Five miners freed from Gold One sit-in ordeal
Three escape and two are released from protest
Three mine workers managed to escape and two were released due to their medical conditions after being stuck in an illegal underground sit-in at Gold One mine in Springs on the East Rand.
The mineworkers are protesting against the dismissal of about 70 employees last month after a disciplinary hearing.
This was confirmed on Sunday by the head of legal affairs at the mine, Ziyaad Hassan, who said the situation at the mine remained “tense”.
He said middle managers and contractors were among those trapped underground.
“At this stage we understand Amcu [Association of Mineworkers and Construction Union] and NUM [National Union of Mineworkers] have since distanced themselves from the underground sit-in. Both unions have committed to doing everything they can to diffuse the situation,” said Hassan.
“We are doing everything we can to bring the people safely back to surface.”
He said they were worried about an apparent trend in which mineworkers stage sit-ins whenever they have grievances.

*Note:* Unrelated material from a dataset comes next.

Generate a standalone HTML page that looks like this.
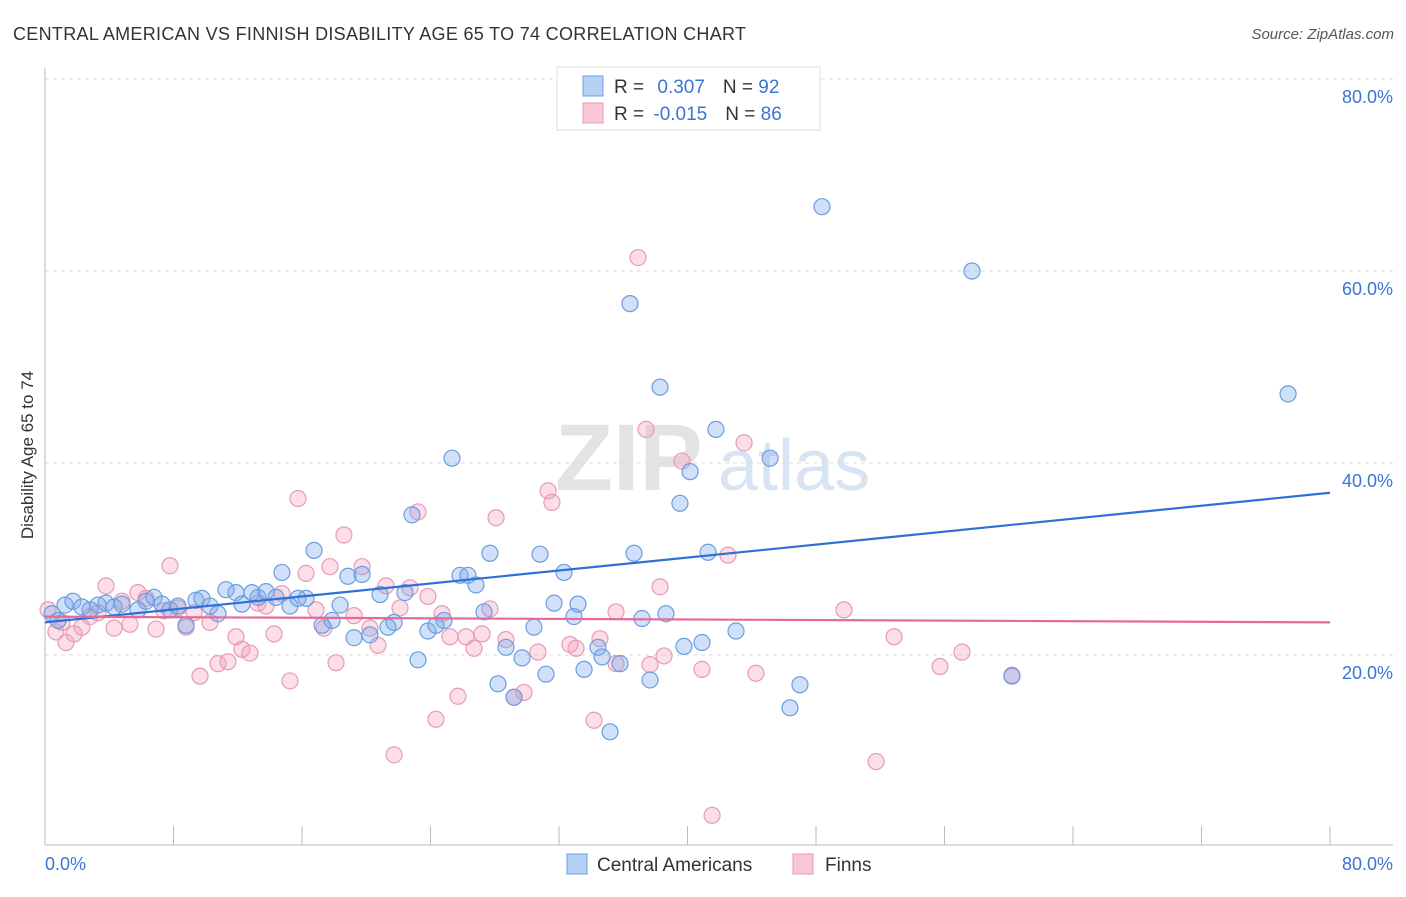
<!DOCTYPE html>
<html><head><meta charset="utf-8"><style>
body{margin:0;background:#fff;font-family:"Liberation Sans",sans-serif}
svg text{font-family:"Liberation Sans",sans-serif}
</style></head><body>
<svg id="c" width="1406" height="892" viewBox="0 0 1406 892">
<text x="13" y="40" font-size="18" fill="#333" textLength="733">CENTRAL AMERICAN VS FINNISH DISABILITY AGE 65 TO 74 CORRELATION CHART</text>
<text x="1394" y="39" font-size="15" fill="#555" font-style="italic" text-anchor="end">Source: ZipAtlas.com</text>
<text transform="translate(33,455) rotate(-90)" font-size="17" fill="#333" text-anchor="middle">Disability Age 65 to 74</text>
<g><text x="555" y="490" font-size="95" fill="#e3e3e3" font-family="Liberation Serif" font-weight="bold">ZIP</text><text x="718" y="490" font-size="72" fill="#d8e4f3">atlas</text></g>
<g id="grid"></g><g id="axes"></g><g id="pts"></g><g id="trend"></g>
<g>
<rect x="557" y="67" width="263" height="63" fill="#fff" stroke="#ddd"/>
<rect x="583" y="76" width="20" height="20" fill="#b7d1f5" stroke="#6a9ee0"/>
<rect x="583" y="103" width="20" height="20" fill="#f9c7d7" stroke="#e89ab5"/>
<text x="614" y="93" font-size="19" fill="#333">R = <tspan fill="#3a74d4" dx="8">0.307</tspan><tspan dx="18" fill="#333">N = </tspan><tspan fill="#3a74d4">92</tspan></text>
<text x="614" y="120" font-size="19" fill="#333">R = <tspan fill="#3a74d4" dx="4">-0.015</tspan><tspan dx="18" fill="#333">N = </tspan><tspan fill="#3a74d4">86</tspan></text>
</g>
<g>
<rect x="567" y="854" width="20" height="20" fill="#b7d1f5" stroke="#6a9ee0"/>
<text x="597" y="871" font-size="19" fill="#333">Central Americans</text>
<rect x="793" y="854" width="20" height="20" fill="#f9c7d7" stroke="#e89ab5"/>
<text x="825" y="871" font-size="19" fill="#333">Finns</text>
</g>
</svg>
<script>
const blueX=[0.44,0.81,1.25,1.74,2.30,2.80,3.30,3.80,4.30,4.79,5.79,6.29,6.79,7.28,7.78,8.28,8.78,9.40,9.77,10.27,10.77,11.27,11.89,12.26,12.89,13.26,13.76,14.38,14.75,15.25,15.75,16.25,16.75,17.25,17.87,18.37,18.86,19.24,19.74,20.23,20.86,21.35,21.73,22.41,22.85,23.22,23.84,24.34,24.84,25.34,25.84,26.33,26.83,27.33,27.70,28.20,28.70,29.20,29.70,30.44,30.82,31.19,31.69,32.31,32.93,33.18,33.56,34.43,34.68,35.18,35.80,36.42,36.67,37.17,37.67,38.29,38.66,39.53,39.78,40.16,40.90,41.28,41.77,43.02,45.14,46.38,47.00,48.37,57.71,60.20,77.39];
const blueY=[24.3,23.6,25.2,25.6,25.0,24.7,25.2,25.4,25.0,25.3,24.7,25.6,26.0,25.3,24.7,25.1,23.1,25.7,25.9,25.1,24.3,26.8,26.5,25.3,26.5,26.0,26.6,26.0,28.6,25.1,25.9,25.9,30.9,23.1,23.6,25.2,28.2,21.8,28.4,22.1,26.3,22.9,23.4,26.5,34.6,19.5,22.5,23.1,23.6,40.5,28.3,28.3,27.3,24.5,30.6,17.0,20.8,15.6,19.7,22.9,30.5,18.0,25.4,28.6,24.0,25.3,18.5,20.8,19.8,12.0,19.1,56.6,30.6,23.8,17.4,47.9,24.3,35.8,20.9,39.1,21.3,30.7,43.5,22.5,40.5,14.5,16.9,66.7,60.0,17.8,47.2];
const pinkX=[0.19,0.68,1.06,1.31,1.81,2.30,2.80,3.30,3.80,4.30,4.79,5.29,5.79,6.29,6.91,7.41,7.78,8.28,8.78,9.28,9.65,10.27,10.77,11.39,11.89,12.26,12.76,13.26,13.76,14.26,14.75,15.25,15.75,16.25,16.87,17.37,17.74,18.12,18.61,19.24,19.74,20.23,20.73,21.23,21.73,22.10,22.72,23.22,23.84,24.34,24.72,25.21,25.71,26.21,26.71,27.21,27.70,28.08,28.70,29.20,29.82,30.69,31.32,31.56,32.68,33.06,34.18,34.55,35.55,35.55,36.92,37.42,37.67,38.29,38.54,39.66,40.90,42.52,43.52,44.26,49.74,51.74,52.86,55.72,57.09,60.20,41.53];
const pinkY=[24.7,22.4,23.4,21.3,22.2,22.9,24.0,24.4,27.2,22.8,25.6,23.2,26.5,25.9,22.7,24.6,29.3,24.9,22.9,24.4,17.8,23.4,19.1,19.3,21.9,20.6,20.2,25.4,25.1,22.2,26.4,17.3,36.3,28.5,24.7,22.8,29.2,19.2,32.5,24.1,29.2,22.8,21.0,27.2,9.6,24.9,27.0,34.9,26.1,13.3,24.3,21.9,15.7,21.9,20.7,22.2,24.8,34.3,21.6,15.6,16.1,20.3,37.1,35.9,21.1,20.7,13.2,21.7,24.5,19.1,61.4,43.5,19.0,27.1,19.9,40.2,18.5,30.4,42.1,18.1,24.7,8.9,21.9,18.8,20.3,17.9,3.3];
const trendX=[0,80];
const blueTrend=[23.4,36.9];
const pinkTrend=[24.0,23.4];
const yTicks=[20,40,60,80];
const yTickLabels=["20.0%","40.0%","60.0%","80.0%"];
const ns="http://www.w3.org/2000/svg";
const sx=v=>45+v*1285/80, sy=v=>847-v*9.6;
function mk(p,t,a){const e=document.createElementNS(ns,t);for(const k in a)e.setAttribute(k,a[k]);document.getElementById(p).appendChild(e);return e;}
yTicks.forEach((t,i)=>{
 const l=mk('grid','line',{x1:45,x2:1393,y1:sy(t),y2:sy(t),stroke:'#ddd','stroke-dasharray':'4,4'});
 
 
 const tx=mk('grid','text',{x:1393,y:sy(t)+24,'font-size':18,fill:'#3a74d4','text-anchor':'end'});
 tx.textContent=yTickLabels[i];
 
 
});
let a=mk('axes','line',{x1:45,x2:45,y1:68,y2:845,stroke:'#bbb'});


a=mk('axes','line',{x1:45,x2:1393,y1:845,y2:845,stroke:'#bbb'});


for(let i=0;i<=10;i++){
 const t=mk('axes','line',{x1:sx(i*8),x2:sx(i*8),y1:826,y2:845,stroke:'#bbb'});
 
 
}
let xl=mk('axes','text',{x:45,y:870,'font-size':18,fill:'#3a74d4'});xl.textContent='0.0%';


xl=mk('axes','text',{x:1393,y:870,'font-size':18,fill:'#3a74d4','text-anchor':'end'});xl.textContent='80.0%';


function pts(X,Y,f,s,n){X.forEach((x,i)=>{const c=mk('pts','circle',{cx:sx(x),cy:sy(Y[i]),r:8,fill:f,stroke:s,'stroke-width':1.2});
 
 });}
pts(pinkX,pinkY,'rgba(244,160,190,0.35)','#e89ab5','finns-point');
pts(blueX,blueY,'rgba(120,165,235,0.35)','#6a9ee0','central-american-point');
let tl=mk('trend','line',{x1:sx(trendX[0]),x2:sx(trendX[1]),y1:sy(blueTrend[0]),y2:sy(blueTrend[1]),stroke:'#2f6fd6','stroke-width':2.2});


tl=mk('trend','line',{x1:sx(trendX[0]),x2:sx(trendX[1]),y1:sy(pinkTrend[0]),y2:sy(pinkTrend[1]),stroke:'#e56a97','stroke-width':2.2});


</script>
</body></html>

“We are hearing those underground are complaining that food is running out so we are seriously concerned about the health and safety of the miners underground. The situation remains tense and fluid,” Hassan said.
In October, more than 500 employees spent three days underground in what the company, police and NUM labelled as kidnapping.
At the time Amcu and some workers said the sit-in was in protest against the company’s failure to award the union organisational rights.
Implats' Rustenburg 11 shaft out of action
Meanwhile, Impala Platinum said its Rustenburg 11 shaft, which accounts for 15% of annual production and where 13 employees lost their lives after a conveyance system failure a week ago, will be out of action for the foreseeable future.
Impala spokesperson Johan Theron said the full impact of the closure would depend on how long the shaft remained shut.
“It does not mean we are going to lose 15% of production. It means 11 shaft's contribution is 15%, and depending on how long it’s going to be impacted, that will progressively accumulate. If it is out for six months, the impact will be 7.5% of production. If it is out for three months it will be 3.5%, and if it is out for a month it will be 1%,” he said.
An internal investigation is under way to get to the bottom of how a conveyance cage hoisting 86 miners to the surface recently plummeted. Last Thursday 45 employees were still in hospital, including six in critical condition.
Theron said: “We will need the regulator and the department of mineral resources and energy to check everything and give us the go-ahead to conduct the investigation and effect the necessary repairs. The employees need to receive counselling.”